Yeah, you thought I was talking about 'Pretty in Pink'? You must be high. 'Pretty in Pink' is not Netflix dreck (although thank god it is avail on the Instant, as is 'The Breakfast Club', 2 of the 4 basic 80s food groups - the other two being 'Fast Times' and '16 Candles'). I just really liked this grab of Steff being all cunty to Andie, when what he really wants to say is, "I've got a suite, even though it's only 400 bucks a night. Be my prom date!"
No, I'm talking about 'Tuff Turf'. (If it isn't already obvious, I can't be bothered to learn how to do my own screen grabs, so I just use whatever I trip over on the Google even if it's only obliquely relevant.) I kind of went into a James Spader Netflix dungeon by starting with 'Stargate' and spiraling all the way down to a Canadian TV movie he made where he runs around town with a hot alien bitch who wears her collar up. However, on the way down, I fell into this cinematic gem, and as it gave me the special tingles, I thought it was definitely worth a writeup.
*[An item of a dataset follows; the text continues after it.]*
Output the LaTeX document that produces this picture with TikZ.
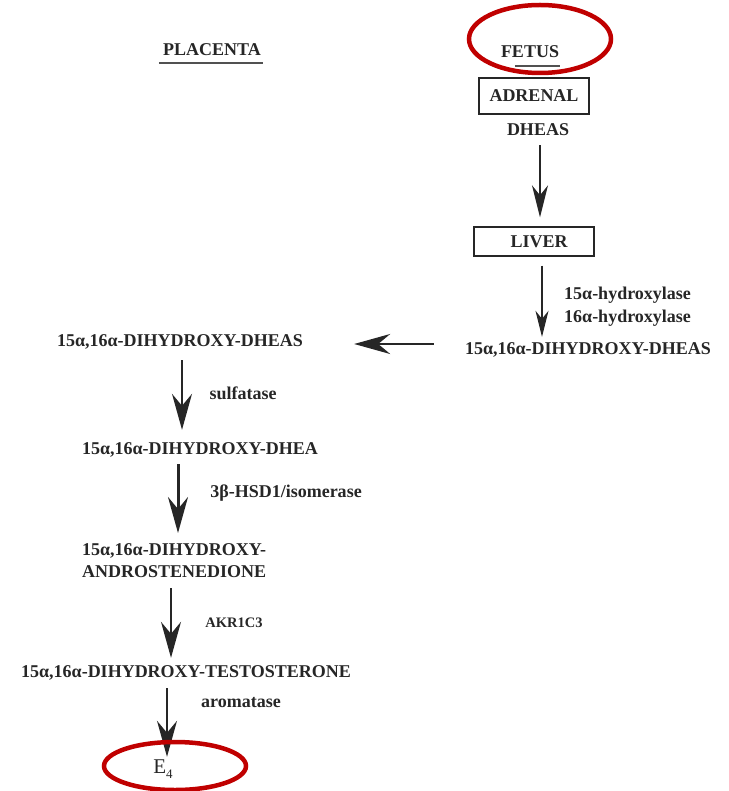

First, examine this image:
...and rejoice. I cannot get enough of coked-up RDJ from back in teh day where he looked like he railed a fat one, wandered into the makeup trailer and slopped on a shit-ton of mascara and lipstick. He was like this in 'Weird Science', too, if less sweaty. But in that movie he was just a generic douche, whereas in this movie, he plays the drums in a bitchin' New Wave band wearing only suspenders, a Ray-Bans choker and leather pants!
I digress. The shining star of this movie is Steff. He plays a 25-year old high school student who was in prep school "in Connecticut" (I'm guessing Choate, by the way he clenches his jaw when he's fakin' it at the country club halfway through the movie), but got kicked out. Now he's doing donuts on his Schwinn in a tuff-guy jacket at PUBLIC SCHOOL GASP, where he doesn't fit in, probably because he's 25. The plot involves some greasy hoodlums, the hot girl hoodlum that he's going to get with when she stops using her tuff-girl vagenda against him, a weird digression into the hot girl hoodlum's psyche and then a bunch of straight-up attempted murders at the end. What!? An inordinate amount of time is spent in this film focusing on Steff's bike. Riding the bike, parking the bike, having conversations around the bike, staging a turf war because of the bike, etcetera. I guess the crack team crafting this film figured The Kidz would understand, because our lives revolved around our bikes in the 80s since Instagram hadn't been invented yet. I guess. My best friend always gave me rides in her '68 Mustang, so what the fuck did I care.
There are more important things to discuss, though, like the love interest's crimped hair. That girl WORKED THAT HA'R. It's, like, beyond. It must have been so hot on her neck and her back. Did she ever accidentally sit on it when she had to drop a deuce? These are the things that concern me.
Here she is picking up an old dude as part of a tricksy scam she and her hooligan gang run on The Streets. She is giving me serious baby prostitute vibes. However, her crimping is fucking varsity, you guys, as is her headband-and-knotted-pearls game. The costumes for the girls in this movie basically rip off Madonna circa 1984, but they do it well.
The most important scene in this movie is the country club scene I mentioned earlier. You might argue that there are more important scenes, like the one where we learn that hot girl hooligan feels sad about her mom dying of cancer, or the one where Steff's dad gets shot and is left for dead on The Streets, but no. Those scenes pale in comparison to the scene where Steff and his friends swap clothes and crash singles day at the country club. They steal lobsters and baguettes, discuss blow jobs and finger sandwiches, and Steff hijacks the piano in order to serenade the hot girl hooligan with possibly the most delicious ballad ever, 'We Walk the Night':
Oh, oops, sorry. You get the picture. So what happens at the end of this movie? Oh,come ON. 'Tuff Turf,' ladies and gentlemen!